24th Summer Institute in Statistical Genetics (SISG)

Module 17: Computational Pipeline for WGS Data

Wed, July 24 to Fri, July 26

Module dates/times: Wednesday, July 24, 1:30-5 p.m.; Thursday, July 25, 8:30 a.m.-5 p.m., and Friday, July 26, 8:30 a.m.-5 p.m.

This module is designed to follow on from Module 14. It will be a hands-on introduction to whole genome sequence analysis pipelines, informed by the instructors' experience with the TOPMed project (www.nhlbiwgs.org), and in particular its focus on pooled-data analysis used to study the role of rare variants on disease outcomes.

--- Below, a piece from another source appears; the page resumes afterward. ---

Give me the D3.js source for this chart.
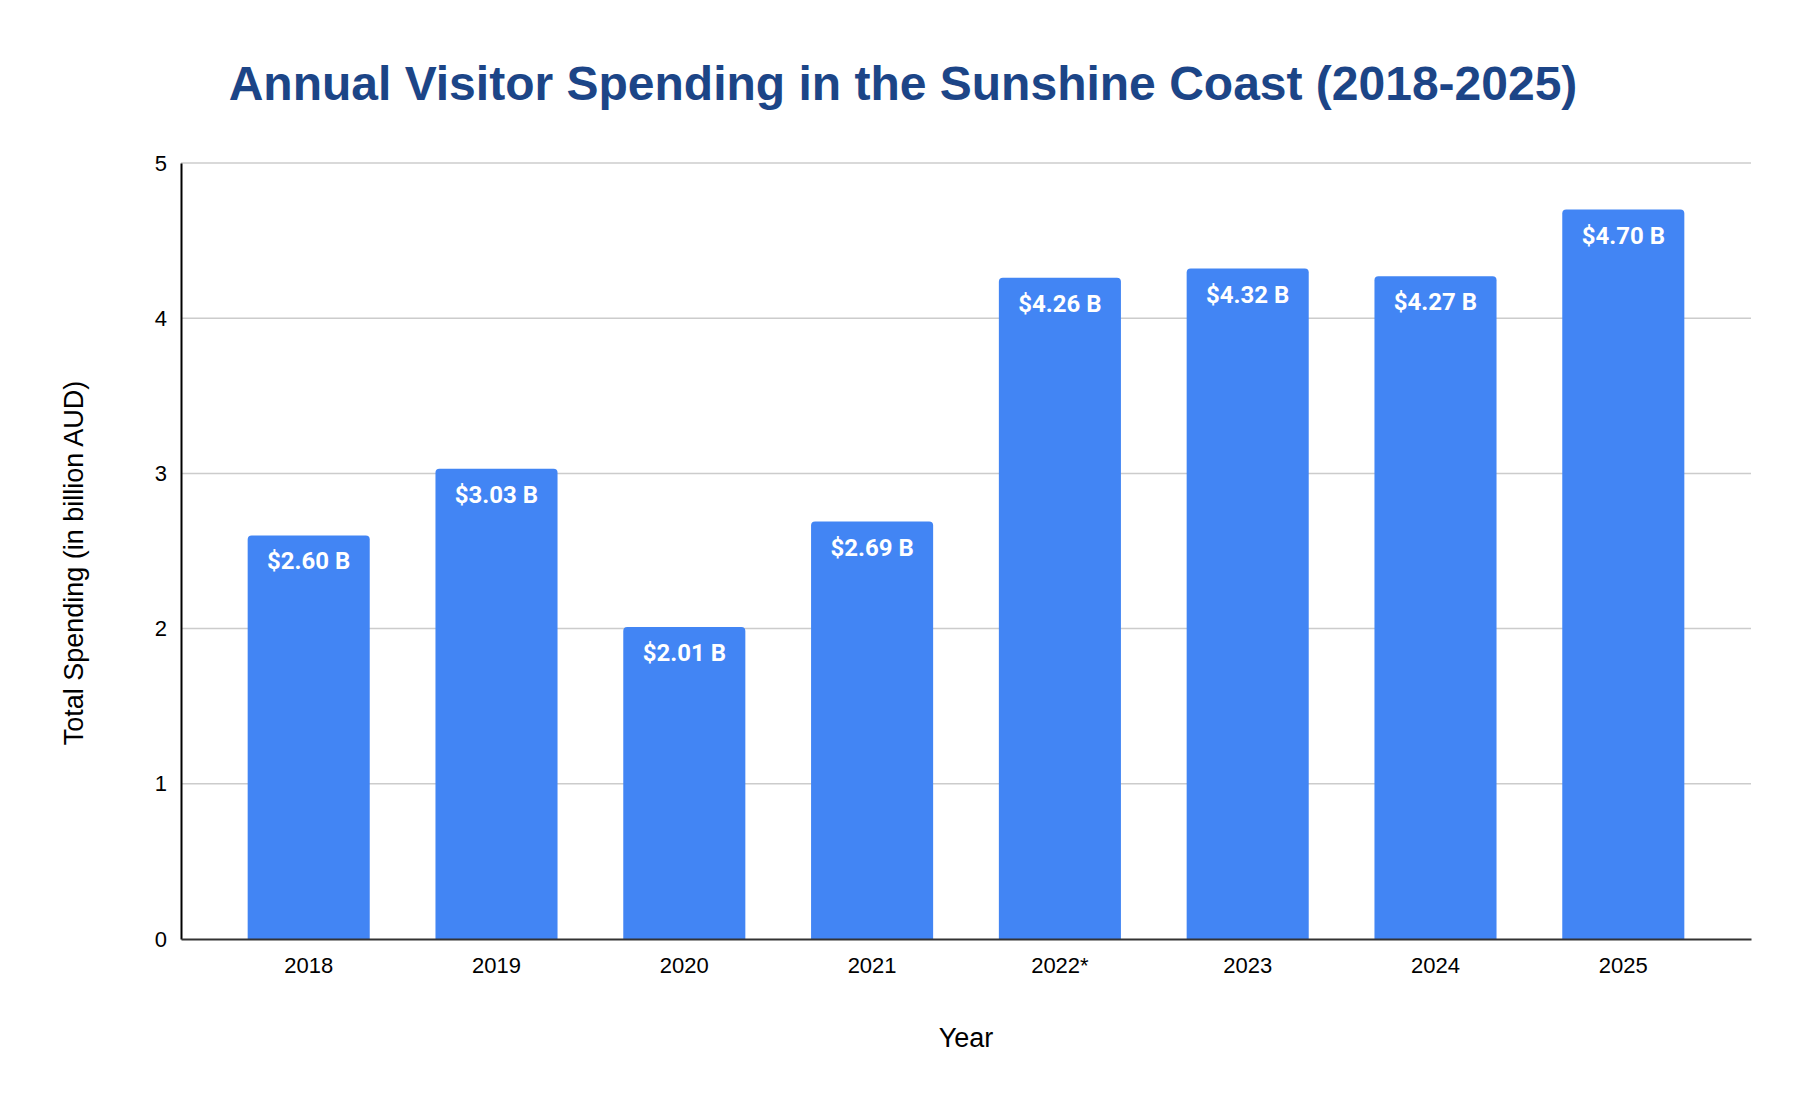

It will begin with an overview of data formats (BAM, VCF, GDS), and then cover population structure and relatedness effects on association mapping, phenotype harmonization, association testing (single-variant, burden and SKAT), variant annotation, WGS variant analysis pipelines focusing on tools used in the TOPMed Analysis pipeline and the role of cloud computing.

Access 2018 course materials through the Summer Institutes archives.

Suggested pairing: Modules 13 and 14.

Stephanie Gogarten is a Research Scientist in the Genetics Analysis Center at the University of Washington. She develops computational pipelines for GWAS and WGS data. She was lead author on “GWASTools: an R/Bioconductor package for quality control and analysis of Genome-Wide Association Studies. Bioinfor- matics 28:3329-3331, 2012. She recently published “Analysis commons, a team approach to discovery in a big-data environment for genetic epidemiology.” nature Genetics 49:1560-1563, 2017.

Ken Rice is Professor of Biostatistics at the University of Washington. His research focuses primarily on developing and applying statistical methods for complex disease epidemiology, notably cardiovascular disease. He leads the Analysis Committee for the CHARGE consortium, a large group of investigators studying genetic determinants of heart and aging outcomes. He recently published “Large-scale genome-wide analysis identifies genetic variants associated with cardiac structure and function.” J. Clinical Investigation 127:1798-1812.

Tim Thornton is Associate Professor of Biostatistics at the University of Washington. His research interest is in the area of statistical genetics, with an emphasis on statistical methodology for genetic association studies of complex traits in samples with relatedness, ancestry admixture, and/or population structure. He recently published “Admixture mapping in the Hispanic Community Health Study/Study of Latinos reveals regions of genetic associations with blood pressure traits.” PLoS One 12:e0188400, 2017.